Chapter 1 introduces noise in both time and frequency domains as well as looking at how noise is a statistical Gaussian fact as well. We are then taught how to correctly integrate spectral density (as a power) into rms noise voltage so we can understand those data sheet numbers a little better.
Chapter 2 really starts into the op amp world and current noise, voltage noise, and thermal noise together with the 1/f noise region while Chapter 3 gets into the meat of calculating noise examples. That hand analysis is then compared, in Chapter 4, to the results from the superb TINA SPICE modeling although other models can, of course, be used if another analysis program is employed.
Chapter 5 takes us into the world of practical noise measurements so we have something to compare to our hand-worked or program analyses of noise. True rms metering leads into scope displays of noise (allowing us to see more of the true nature of the unwanted signals) and then into frequency-domain displays with a spectrum analyzer. Shielding of measurements is emphasized and shown by example.
Noise inside the op amp is looked at in more detail in Chapter 6 and there are five wonderful rules of thumb for worst case noise analysis. FET noise is also discussed while Chapter 7 looks at the wonderful low-frequency world of popcorn noise and how its non-predictability makes it all the more fascinating – especially as it is considered enough to render a device as a failure.
Zero-drift amplifiers (an ideal, of course, that is never actually met in practice) do not have 1/f noise during the calibration process but at a cost with frequency spikes – and often harmonics – in the spectral density curve. Chapter 8 describes these effects in great detail and also offers the very practical reminder that temperature drift can look like 1/f noise. Standard deviation measurements of noise are also emphasized – rms measurements have a dc component, which do not belong in noise.
Chapter 9 builds on the op amp lessons by incorporating three of them and referring all the noise back to the input in a typical instrumentation amplifier arrangement and analyzing them by hand, simulation and measurement.

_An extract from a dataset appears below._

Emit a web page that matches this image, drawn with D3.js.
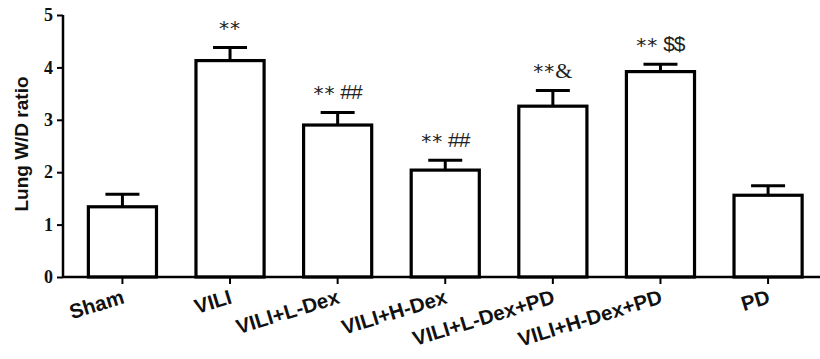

Chapter 10 specifically addresses photodiode amplifier noise with emphasis on the transimpedance amplifier while Chapter 11 wraps it up with examples in the usual calculations, simulations, and practical formats we have been led to expect throughout the text. The practical world of measurement is also covered when it is necessary to use a post-amplifier to lift the noise being measured well above the noise floor of the test equipment. The author emphasizes how the input noise of the post-amplification is minimal to the actual noise measurement.
The book is finished off with a glossary that also includes figures – a really unusual format – answers to the chapter questions that have been posed, and a fairly complete index.
Operational Amplifier Noise is not a low-cost textbook but that will not stop the buyer who really wants to understand and do something about noise in his designs. There are negatives, of course, and they are mainly centered around some of the editing that has taken place, and some of the editing that should have occurred. The most heinous, in my opinion, is the extraordinary use of compound adjectives in units, such as “3.526-µV RMS (sic)” and the most noticeable is the unfortunate repeat of text on the back cover. The book is rich in figures and that makes layouts very difficult but it is well achieved for the most part although, by necessity perhaps, sizing has been a little arbitrary in some cases.
While it's been EN-Genius' privilege to host most of the book’s content on our site as TechNotes, we would be the first to say that just having the text in your hands in hardback form is a great pleasure.